Trying to parallelize using CUSOLVERRF.jl with @threads

Hi everyone,

I’m working with CUSOLVERRF.jl to solve multiple sparse linear systems on the GPU, using the high-level RFLU API: GitHub - exanauts/CUSOLVERRF.jl: A Julia wrapper for cusolverRF

All systems share the same sparsity pattern, but have different matrix values. I’m trying to run multiple solves in parallel using Threads.@threads. My goal is to have a code that is as fast as possible. At the moment I don’t want/can use CUDA itself.

Typical code I’m using (works serially):

rf = RFLU(dA; symbolic=:RF)      # only once  
for i in 1:N 
    dA.nzVal .= new_values[i]    # update matrix values     
    lu!(rf, dA)                  # update numeric factorization     
    copyto!(db, b[i])            # copy RHS     
    ldiv!(rf, db)                # solve A*x = b 
end 

This works great in serial.

What I want to do:

Run this loop in parallel using @threads to speed up processing of many systems:

rf = RFLU(dA; symbolic=:RF)      # only once  
@threads for i in 1:N     
    dA.nzVal .= new_values[i]     
    lu!(rf, dA)     
    copyto!(db, b[i])     
    ldiv!(rf, db) 
end

But this leads to wrong results because the rf object is not thread-safe. I can’t work with locks or similar methods to avoid data-races because that would lead to a serial execution.

My question
Is there a safe and efficient way to reuse the same RFLU symbolic factorization across threads? With these points in mind:

  • Can I clone rf so that each thread has its own copy of the numeric buffers, but reuses the symbolic structure? Copying does not work.
  • I want to avoid calling RFLU(dA) in each thread, because that recomputes the symbolic factorization and is slow.

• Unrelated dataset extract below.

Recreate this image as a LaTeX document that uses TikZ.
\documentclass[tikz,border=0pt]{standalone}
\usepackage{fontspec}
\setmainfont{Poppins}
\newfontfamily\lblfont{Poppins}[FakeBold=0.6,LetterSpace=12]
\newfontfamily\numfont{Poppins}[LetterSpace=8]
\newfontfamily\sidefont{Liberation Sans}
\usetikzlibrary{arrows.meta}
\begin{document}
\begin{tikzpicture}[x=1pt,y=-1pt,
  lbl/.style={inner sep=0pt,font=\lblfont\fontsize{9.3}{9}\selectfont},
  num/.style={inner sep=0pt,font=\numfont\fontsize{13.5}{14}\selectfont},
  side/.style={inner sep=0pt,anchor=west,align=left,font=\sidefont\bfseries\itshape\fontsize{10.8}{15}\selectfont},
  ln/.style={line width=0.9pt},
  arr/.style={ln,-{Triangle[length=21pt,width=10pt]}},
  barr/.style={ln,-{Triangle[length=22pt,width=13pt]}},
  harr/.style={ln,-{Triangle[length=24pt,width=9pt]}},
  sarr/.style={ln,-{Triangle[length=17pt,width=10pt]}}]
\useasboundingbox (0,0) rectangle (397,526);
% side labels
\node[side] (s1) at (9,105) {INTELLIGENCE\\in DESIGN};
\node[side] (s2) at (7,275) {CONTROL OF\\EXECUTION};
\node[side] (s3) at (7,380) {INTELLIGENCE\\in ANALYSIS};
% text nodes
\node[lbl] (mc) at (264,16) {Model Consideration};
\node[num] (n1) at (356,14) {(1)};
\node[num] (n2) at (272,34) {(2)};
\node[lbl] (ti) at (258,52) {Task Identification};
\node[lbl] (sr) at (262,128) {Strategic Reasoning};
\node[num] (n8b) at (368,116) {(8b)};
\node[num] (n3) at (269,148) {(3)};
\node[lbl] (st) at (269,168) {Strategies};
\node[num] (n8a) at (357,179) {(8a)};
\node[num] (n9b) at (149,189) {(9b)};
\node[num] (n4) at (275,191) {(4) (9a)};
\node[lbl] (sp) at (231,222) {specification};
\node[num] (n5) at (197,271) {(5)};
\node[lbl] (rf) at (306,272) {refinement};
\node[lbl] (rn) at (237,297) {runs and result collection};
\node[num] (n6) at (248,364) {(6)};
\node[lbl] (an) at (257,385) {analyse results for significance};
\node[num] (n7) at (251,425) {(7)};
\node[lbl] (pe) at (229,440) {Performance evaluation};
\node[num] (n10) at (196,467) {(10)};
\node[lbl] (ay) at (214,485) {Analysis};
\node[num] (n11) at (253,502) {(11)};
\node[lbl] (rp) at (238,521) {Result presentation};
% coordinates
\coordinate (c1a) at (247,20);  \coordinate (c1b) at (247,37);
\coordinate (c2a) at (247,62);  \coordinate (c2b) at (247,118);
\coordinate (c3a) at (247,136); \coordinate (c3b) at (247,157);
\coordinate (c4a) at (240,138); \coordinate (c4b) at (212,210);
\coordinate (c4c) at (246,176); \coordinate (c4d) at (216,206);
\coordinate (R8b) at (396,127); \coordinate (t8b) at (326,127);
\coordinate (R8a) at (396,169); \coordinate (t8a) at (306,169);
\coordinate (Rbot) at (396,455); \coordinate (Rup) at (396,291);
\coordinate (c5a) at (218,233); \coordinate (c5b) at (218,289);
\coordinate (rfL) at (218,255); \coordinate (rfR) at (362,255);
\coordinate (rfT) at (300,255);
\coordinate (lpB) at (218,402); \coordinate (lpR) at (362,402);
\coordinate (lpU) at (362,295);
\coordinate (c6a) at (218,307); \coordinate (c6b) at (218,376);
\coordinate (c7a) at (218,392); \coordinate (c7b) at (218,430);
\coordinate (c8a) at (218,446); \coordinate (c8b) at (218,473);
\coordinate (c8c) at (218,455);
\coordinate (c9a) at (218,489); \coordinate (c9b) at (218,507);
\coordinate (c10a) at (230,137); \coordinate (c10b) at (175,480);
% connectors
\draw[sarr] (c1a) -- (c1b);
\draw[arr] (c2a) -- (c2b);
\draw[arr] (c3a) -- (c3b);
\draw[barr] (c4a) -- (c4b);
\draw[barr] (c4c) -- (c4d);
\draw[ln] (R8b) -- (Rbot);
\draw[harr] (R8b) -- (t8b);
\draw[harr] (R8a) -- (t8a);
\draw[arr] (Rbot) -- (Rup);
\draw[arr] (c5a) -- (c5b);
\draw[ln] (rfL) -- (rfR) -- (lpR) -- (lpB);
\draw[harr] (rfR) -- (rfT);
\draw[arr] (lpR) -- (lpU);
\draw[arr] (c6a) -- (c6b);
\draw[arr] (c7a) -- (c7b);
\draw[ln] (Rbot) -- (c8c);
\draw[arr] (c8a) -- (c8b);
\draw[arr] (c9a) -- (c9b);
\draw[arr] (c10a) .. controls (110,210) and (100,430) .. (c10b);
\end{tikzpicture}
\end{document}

Any suggestions or workarounds would be really appreciated.

Thanks in advance!

how do you multi-thread something that uses GPU? that doesn’t make sense

You should go with Distributed.jl instead since I imagine you want to use multiple machine with gpus see Multiple GPUs · CUDA.jl.
If you do want to use multithreaded on 1 gpu (which I think will be far slower than just building the big block sparse array and use full power of your gpu on it) I think you will run out of mem really quickly (see Multhreading & GPU memory management).

PS : Last little thing maybe you know but the code you showed isn’t thread safe

I multi-thread CPU code where each thread gets its own stream, and then each thread uses the lu! or other cuda kernels. If the kernels don’t saturate the GPU individually (which they do not), there should be parallelization.